When quasi-ID materials such as NbSe\(_3\) undergo the Peierls transition \cite{Peierls_1956}, the charge density in the valence band fluctuates according to the lattice potential. With larger potential distortion in the lattice, say, the cations form dimers changing the lattice spacing from \(a\) to \(2a\), the electrons tend to pile up around the dimers, analogous to the bounding state in the molecules. If external DC voltage is applied, the CDW remains pinned near the lattice potential on the site until the external voltage exceeds the threshold voltage and CDW starts to move. The DC conductivity was given empirically as the following expression\cite{Bardeen_1979}. \[\sigma_{dc}(E) = \sigma_a + \sigma_b\space exp\left(-\frac{E_0}{E}\right)\]

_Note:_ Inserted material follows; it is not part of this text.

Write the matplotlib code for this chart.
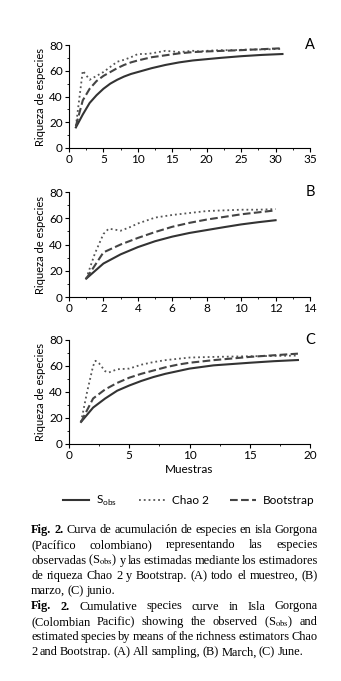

The CDW transport (depinning) problem with the presence of applied voltage is modeled by a classical single particle sliding down the periodic lattice potential with displacement \(x\) \cite{Rice_1975}. \[m \frac{d^2 x}{d^2 t} + \Gamma \frac{dx}{dt} + \omega_p^2 x = e^* \left(\frac{V_{applied}}{l}\right)\] where \(m\) is the collective mass of CDW, \(\Gamma\) the damping coefficient, \(l\) the length of the 1D conducting channel in the crystal and \(\omega_p\) is the pinning characteristic frequency. Solution to equation (2) by replacing \(V_{applied}\) by \(V_{dc}+V_{ac} \space cos(\omega t)\) gives the resonance contribution and will be discussed in detail later.
The other model for CDW depinning is the semiconductor tunneling analogy\cite{Zener_1934}. The CDW motion was considered to be tunneling through the pinning potential and the tunneling probability was found to be \[P = exp \left( -\frac{E_0}{E} \right)\]
\[E_0 = \frac{\pi \mathcal{E}_g^2}{4 \hbar e^* v_F}\]
where \(\mathcal{E}_g\) is the pinning gap of CDW and \(v_F\) is the Fermi velocity of electrons. The \(e^*\) is the effective charge due to the shielding effect of CDW with \(e^*/e \approx 10^{-4}\). Equation (3) directly contributes to the exponential term in equation (1) by reducing the fraction of conducting CDW by a factor of \(P\).
Although the tunneling model explained the empirical expression, it didn’t take applied AC voltage into account and its DC prediction deviated from the experimental data\cite{Gr_ner_1981}. The problem now is threefold. If the applied voltage and the resulting conductivity are of the form \[V = V_{dc} + V_{ac} \space cos(\omega t)\] \[\sigma = \sigma_{dc}(V_{dc},V_{ac},\omega) + \sigma_{ac}(V_{dc},V_{ac},\omega)\] what is the expression of the
DC conductivity in the absence of AC voltage i.e. \(\sigma_{dc}(V_{dc},V_{ac}=0)\)?
AC conductivity in the absence of AC voltage i.e. \(\sigma_{ac}(V_{dc}=0,V_{ac},\omega)\)?
conductivity of the combined AC and DC voltage?